During the “Siege of Jerusalem, 2013”, Jerusalem were sitting in their homes. Cold as hell, sure, but generally aided by the comfort of blankets, with hot tea and soup, heated on gas stoves. No bearded warriors carrying swords and killing everything in sight, no actual food scarcity.
Yet reporters stood knee-deep in snow, military convoys passing by, telling viewers that “this is the first time armored personnel carriers have gone into Jerusalem since 1967."
It all looked very, very familiar to every Israeli. And for good reason: these are all Israeli media-codes for war. Conventions of wartime coverage. Only this time, the enemy being fought against was… precipitation.
Every good war story needs a hero. The Six-Day War had the paratroopers. 9/11 had the FDNY. The 2013 “Siege of Jerusalem” had the workers of the Israeli Electric Corporation, normally the most vilified workers in all of Israel, who for two days - while they slaved in the freezing cold in order to bring back the power - enjoyed the kind of heroic image bestowed upon New York firefighters after 9/11. Facebook pages were opened (“Thank you IEC workers” was the title of the most popular one), and the media sang their praises.
Of course some nit-picked about the IEC for being “unprepared” for a 100% foreseeable situation: that hundreds of drivers would ignore specific warnings not to drive to Jerusalem, would get stuck, and would jam the highways so badly that the IEC vehicles couldn't reach the people they needed to help. Restoring power to all took four days.
But the critical voices were few, this time. Israel needed someone to revere.

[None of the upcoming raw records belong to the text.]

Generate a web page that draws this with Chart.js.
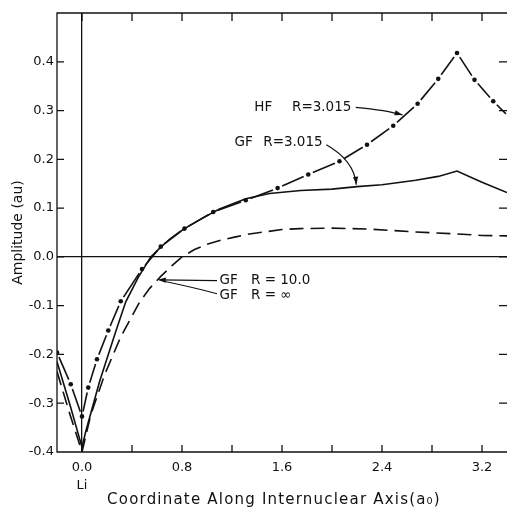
<!DOCTYPE html>
<html>
<head>
<meta charset="utf-8">
<script src="https://cdn.jsdelivr.net/npm/chart.js@4.4.1/dist/chart.umd.min.js"></script>
<style>
  html, body { margin: 0; padding: 0; background: #fff; overflow: hidden; }
  #wrap { width: 507px; height: 508px; }
</style>
</head>
<body>
<div id="wrap"><canvas id="chart"></canvas></div>
<script>
const xTicks = [0, 0.4, 0.8, 1.2, 1.6, 2.0, 2.4, 2.8, 3.2];
const xLabelled = [0, 0.8, 1.6, 2.4, 3.2];
const yTicks = [-0.4, -0.3, -0.2, -0.1, 0, 0.1, 0.2, 0.3, 0.4];
const xTitle = 'Coordinate Along Internuclear Axis(a\u2080)';

// HF, R = 3.015 (dash-dot, dots at the computed points)
const hfX = [-0.2, -0.09, 0, 0.05, 0.12, 0.21, 0.31, 0.48, 0.63, 0.82, 1.05, 1.31, 1.565, 1.81, 2.06, 2.28, 2.49, 2.685, 2.85, 3.0, 3.14, 3.29, 3.42];
const hfY = [-0.196, -0.261, -0.327, -0.268, -0.21, -0.151, -0.091, -0.025, 0.021, 0.058, 0.092, 0.116, 0.141, 0.169, 0.196, 0.23, 0.269, 0.314, 0.365, 0.418, 0.363, 0.319, 0.286];

// GF, R = 3.015 (solid)
const gfX = [-0.2, -0.1, 0, 0.03, 0.14, 0.27, 0.35, 0.45, 0.55, 0.63, 0.7, 0.78, 0.86, 0.96, 1.1, 1.31, 1.5, 1.75, 2.0, 2.2, 2.4, 2.67, 2.85, 3.0, 3.2, 3.4];
const gfY = [-0.215, -0.30, -0.39, -0.358, -0.256, -0.153, -0.092, -0.042, 0.0, 0.02, 0.036, 0.051, 0.064, 0.079, 0.098, 0.119, 0.13, 0.136, 0.139, 0.144, 0.148, 0.157, 0.165, 0.176, 0.153, 0.132];

// GF, R = 10.0 and R = infinity (dashed, the two coincide)
const gfInfX = [-0.2, -0.1, 0, 0.07, 0.18, 0.31, 0.46, 0.54, 0.63, 0.72, 0.8, 0.9, 1.0, 1.12, 1.23, 1.34, 1.6, 1.74, 2.0, 2.3, 2.67, 3.0, 3.2, 3.4];
const gfInfY = [-0.235, -0.32, -0.40, -0.324, -0.242, -0.164, -0.093, -0.065, -0.04, -0.018, 0.0, 0.015, 0.026, 0.035, 0.041, 0.047, 0.056, 0.058, 0.059, 0.057, 0.051, 0.047, 0.044, 0.043];

const toXY = (xs, ys) => xs.map((x, i) => ({ x: x, y: ys[i] }));
const ink = '#111';
const font = '"DejaVu Sans", sans-serif';

// frame with inward ticks on all sides, plus the spaced-out x title
const frame = {
    id: 'frame',
    afterDraw(chart) {
        const { ctx, chartArea: a, scales: { x, y } } = chart;
        ctx.save();
        ctx.strokeStyle = ink;
        ctx.lineWidth = 1.3;
        ctx.beginPath();
        ctx.moveTo(a.right, a.top); ctx.lineTo(a.left, a.top);
        ctx.lineTo(a.left, a.bottom); ctx.lineTo(a.right, a.bottom);
        xTicks.forEach(v => {
            const p = x.getPixelForValue(v);
            ctx.moveTo(p, a.bottom); ctx.lineTo(p, a.bottom - 7);
            ctx.moveTo(p, a.top); ctx.lineTo(p, a.top + 8);
        });
        yTicks.forEach(v => {
            const p = y.getPixelForValue(v);
            ctx.moveTo(a.left, p); ctx.lineTo(a.left + 7, p);
            ctx.moveTo(a.right, p); ctx.lineTo(a.right - 8, p);
        });
        ctx.stroke();

        ctx.fillStyle = ink;
        ctx.font = '15px ' + font;
        ctx.letterSpacing = '1.2px';
        ctx.textAlign = 'center';
        ctx.textBaseline = 'middle';
        ctx.fillText(xTitle, (a.left + a.right) / 2 - 8, 500);
        ctx.restore();
    }
};

function arrowHead(ctx, tx, ty, fx, fy) {
    const a = Math.atan2(ty - fy, tx - fx);
    const L = 8, W = 2.6;
    ctx.beginPath();
    ctx.moveTo(tx, ty);
    ctx.lineTo(tx - L * Math.cos(a) + W * Math.sin(a), ty - L * Math.sin(a) - W * Math.cos(a));
    ctx.lineTo(tx - L * Math.cos(a) - W * Math.sin(a), ty - L * Math.sin(a) + W * Math.cos(a));
    ctx.closePath();
    ctx.fill();
}

// curve labels and their arrows
const notes = {
    id: 'notes',
    afterDatasetsDraw(chart) {
        const { ctx, scales: { x, y } } = chart;
        const P = (vx, vy) => [x.getPixelForValue(vx), y.getPixelForValue(vy)];
        ctx.save();
        ctx.fillStyle = ink;
        ctx.strokeStyle = ink;
        ctx.lineWidth = 1.2;
        ctx.font = '13.5px ' + font;
        ctx.textBaseline = 'middle';
        ctx.textAlign = 'left';

        const text = (s, vx, vy) => { const [a, b] = P(vx, vy); ctx.fillText(s, a, b); };
        const curve = (p0, c, p1) => {
            const [x0, y0] = P(...p0), [cx, cy] = P(...c), [x1, y1] = P(...p1);
            ctx.beginPath();
            ctx.moveTo(x0, y0);
            ctx.quadraticCurveTo(cx, cy, x1, y1);
            ctx.stroke();
            return [cx, cy, x1, y1];
        };

        text('HF', 1.378, 0.307);
        text('R=3.015', 1.68, 0.307);
        let [cx, cy, ex, ey] = curve([2.19, 0.3066], [2.438, 0.3008], [2.565, 0.2908]);
        arrowHead(ctx, ex, ey, cx, cy);

        text('GF', 1.22, 0.234);
        text('R=3.015', 1.45, 0.234);
        [cx, cy, ex, ey] = curve([1.955, 0.2297], [2.178, 0.197], [2.194, 0.148]);
        arrowHead(ctx, ex, ey, cx, cy);

        text('GF', 1.10, -0.0485);
        text('R = 10.0', 1.352, -0.0485);
        text('GF', 1.10, -0.0785);
        text('R = \u221E', 1.352, -0.0785);
        curve([1.08, -0.0485], [0.85, -0.048], [0.62, -0.047]);
        curve([1.08, -0.0755], [0.898, -0.063], [0.655, -0.050]);
        const [tx, ty] = P(0.606, -0.047);
        const [fx, fy] = P(0.7, -0.048);
        arrowHead(ctx, tx, ty, fx, fy);
        ctx.restore();
    }
};

const ctxMain = document.getElementById('chart').getContext('2d');
new Chart(ctxMain, {
    type: 'line',
    data: {
        datasets: [
            {
                label: 'GF R = 10.0 / R = \u221E',
                data: toXY(gfInfX, gfInfY),
                borderColor: ink,
                borderWidth: 1.6,
                borderDash: [14, 7],
                pointRadius: 0,
                tension: 0
            },
            {
                label: 'GF R = 3.015',
                data: toXY(gfX, gfY),
                borderColor: ink,
                borderWidth: 1.6,
                pointRadius: 0,
                tension: 0
            },
            {
                label: 'HF R = 3.015',
                data: toXY(hfX, hfY),
                borderColor: ink,
                borderWidth: 1.6,
                pointRadius: 2.3,
                pointBorderWidth: 0,
                pointBackgroundColor: ink,
                tension: 0,
                segment: {
                    // each segment: gap, dash, gap so the dots sit in the gaps
                    borderDash: c => {
                        const len = Math.hypot(c.p1.x - c.p0.x, c.p1.y - c.p0.y);
                        return [0, 5, Math.max(len - 10, 0.01), 30];
                    }
                }
            }
        ]
    },
    options: {
        responsive: true,
        maintainAspectRatio: false,
        animation: false,
        layout: { autoPadding: false, padding: { top: 13, right: 0, left: 0, bottom: 0 } },
        plugins: {
            legend: { display: false },
            tooltip: { enabled: false }
        },
        scales: {
            x: {
                type: 'linear',
                min: -0.2,
                max: 3.4,
                afterBuildTicks: s => { s.ticks = xTicks.map(v => ({ value: v })); },
                afterFit: s => { s.height = 56; s.paddingLeft = 0; s.paddingRight = 0; },
                border: { display: false },
                grid: {
                    drawTicks: false,
                    lineWidth: 1.3,
                    color: c => (c.tick && c.tick.value === 0) ? ink : 'rgba(0,0,0,0)'
                },
                ticks: {
                    padding: 7,
                    color: ink,
                    autoSkip: false,
                    maxRotation: 0,
                    font: { family: font, size: 13, lineHeight: '18px' },
                    callback: v => {
                        if (v === 0) return ['0.0', 'Li'];
                        return xLabelled.includes(v) ? v.toFixed(1) : '';
                    }
                }
            },
            y: {
                min: -0.4,
                max: 0.5,
                afterBuildTicks: s => { s.ticks = yTicks.map(v => ({ value: v })); },
                afterFit: s => { s.width = 57; s.paddingTop = 0; s.paddingBottom = 0; },
                border: { display: false },
                grid: {
                    drawTicks: false,
                    lineWidth: 1.3,
                    color: c => (c.tick && c.tick.value === 0) ? ink : 'rgba(0,0,0,0)'
                },
                ticks: {
                    padding: 3,
                    color: ink,
                    font: { family: font, size: 13 },
                    callback: v => v.toFixed(1)
                },
                title: {
                    display: true,
                    text: 'Amplitude (au)',
                    color: ink,
                    font: { family: font, size: 14 },
                    padding: { top: 10, bottom: 0 }
                }
            }
        }
    },
    plugins: [frame, notes]
});
</script>
</body>
</html>
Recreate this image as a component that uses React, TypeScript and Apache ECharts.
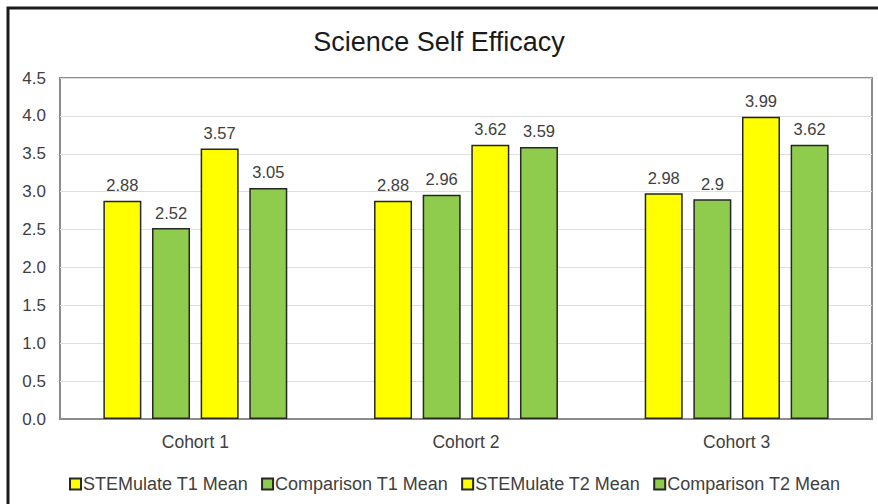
import React, { useEffect, useRef } from "react";
import * as echarts from "echarts";

const categories = ["Cohort 1", "Cohort 2", "Cohort 3"];
const stemT1 = [2.88, 2.88, 2.98];
const compT1 = [2.52, 2.96, 2.9];
const stemT2 = [3.57, 3.62, 3.99];
const compT2 = [3.05, 3.59, 3.62];
const seriesNames = ["STEMulate T1 Mean", "Comparison T1 Mean", "STEMulate T2 Mean", "Comparison T2 Mean"];
const yTicks = [0, 0.5, 1, 1.5, 2, 2.5, 3, 3.5, 4, 4.5];

const FONT = "'Liberation Sans', Arial, sans-serif";
const YELLOW = "#FFFF00";
const GREEN = "#8FCC4E";

export default function App() {
  const ref = useRef<HTMLDivElement>(null);
  useEffect(() => {
    document.body.style.margin = "0";
    const chart = echarts.init(ref.current!, undefined, { renderer: "svg" });
    const dataSets = [stemT1, compT1, stemT2, compT2];
    const colors = [YELLOW, GREEN, YELLOW, GREEN];
    chart.setOption({
      animation: false,
      backgroundColor: "#ffffff",
      textStyle: { fontFamily: FONT },
      title: {
        text: "Science Self Efficacy",
        left: "center",
        top: 23,
        textStyle: { fontFamily: FONT, fontSize: 27, fontWeight: "normal", color: "#1a1a1a" },
      },
      graphic: [
        {
          type: "rect",
          shape: { x: 8, y: 8, width: 900, height: 600 },
          style: { fill: "none", stroke: "#1a1a1a", lineWidth: 3 },
          silent: true,
        },
      ],
      legend: {
        data: seriesNames,
        left: 64,
        top: 470,
        itemWidth: 11,
        itemHeight: 11,
        itemGap: 13,
        icon: "rect",
        textStyle: { fontFamily: FONT, fontSize: 18, color: "#404040", padding: [0, 0, 0, -3] },
      },
      grid: {
        left: 60,
        right: 6,
        top: 78,
        bottom: 85,
        show: true,
        borderColor: "#8c8c8c",
        borderWidth: 2,
        containLabel: false,
      },
      xAxis: {
        type: "category",
        data: categories,
        axisTick: { show: false },
        axisLine: { show: true, lineStyle: { color: "#8c8c8c", width: 2 } },
        axisLabel: { margin: 14, fontFamily: FONT, fontSize: 17.5, color: "#404040" },
      },
      yAxis: {
        type: "value",
        min: yTicks[0],
        max: yTicks[yTicks.length - 1],
        interval: 0.5,
        axisLine: { show: false },
        axisTick: { show: false },
        splitLine: { lineStyle: { color: "#dedede", width: 1 } },
        axisLabel: {
          margin: 14,
          fontFamily: FONT,
          fontSize: 17,
          color: "#404040",
          formatter: (v: number) => v.toFixed(1),
        },
      },
      series: seriesNames.map((name, i) => ({
        name,
        type: "bar",
        data: dataSets[i],
        barWidth: 38,
        barGap: "28%",
        itemStyle: { color: colors[i], borderColor: "#262626", borderWidth: 1.5 },
        label: {
          show: true,
          position: "top",
          distance: 7,
          fontFamily: FONT,
          fontSize: 16.5,
          color: "#404040",
          formatter: (p: any) => String(p.value),
        },
      })),
    });
    return () => chart.dispose();
  }, []);
  return <div ref={ref} style={{ width: 878, height: 504 }} />;
}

Some other countries, of course, are more nonchalant when it comes to winter. Even Egypt, covered in snow for the first time in more than a century, didn’t treat this mysterious white stuff coming down from the sky like a mortal enemy. Even Gaza, where the storm actually caused terrible flooding (little reported in Israel, since the attention was going to train passengers griping there was no heating in the cars), was more understanding towards the weather.
But Israel needs enemies, dammit. The Iranians have receded, peacenik weaklings that they are. Syria’s a mess. Egypt’s got its own problems to deal with. Lebanon too. With all its enemies squandered or in peace-talks with the West, who can fill the hole in our hearts (and in our schedules) and be a proper enemy?
Enter the storm. Suddenly reporters can go back to their leather jackets. The Israeli army could get some good PR, for clearing up the mess enough to get the power lines fixed. Israelis get to complain - and boy, do they like to complain (“no-one is picking up the phone at government offices!”, yelled an angry mother on Channel 10 news, possibly forgetting it was a Saturday).
And the snow? Snow is the best kind of enemy: unforgiving, but also quiet, without a competing narrative.